Gradient and transpose

Question

I have simple question, when taking the Jacobian of a linear vector function, do you have to transpose the matrix $A$?

$b\in\mathbb{R}^{n},x\in\mathbb{R}^{m}\\J(Ax+b) = A^T, A\in\mathbb{R}^{n\times m}$

Answer 1

Your function $x\to Ax+b$ maps $\Bbb R^m$ to $\Bbb R^n$, hence its gradient maps $\Bbb R^m$ to the space of linear operators "from $\Bbb R^m$ to $\Bbb R^n$", or, after a slight notation abuse, to the space of matrices with $n$ lines and $m$ columns.

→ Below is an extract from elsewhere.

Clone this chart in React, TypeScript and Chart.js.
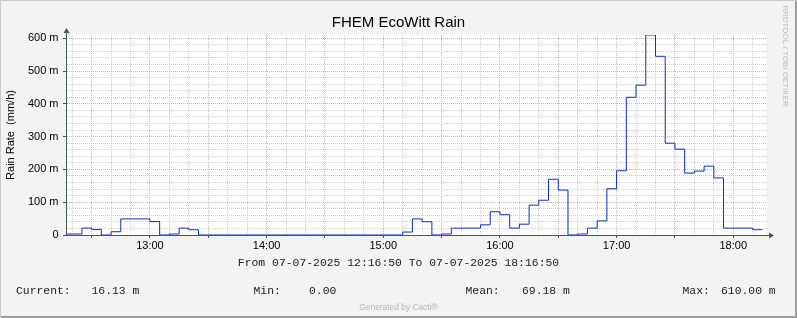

In other words, $J\in M_{n\times m}(\Bbb R)$, and you can even say that $\nabla J = A$.

Answer 2

$J_x(f)$ is the, in case of existence, uniquely determined matrix with the property

$$f(x+h)=f(x)+J_x(f) h+\mathrm o(\Vert h\Vert).$$

When plugging in $f(x)=Ax+b$, you are looking for a $J$ with

$$ A(x+h)+b=Ax + b + J_x(f)h+\mathrm o(\Vert h\Vert).$$

Since the left side is equal to $Ax + Ah + b$ (because of linearity), you see, that the unique solution is $J_x(f)=A$, and you can even drop the $\mathrm o$-term.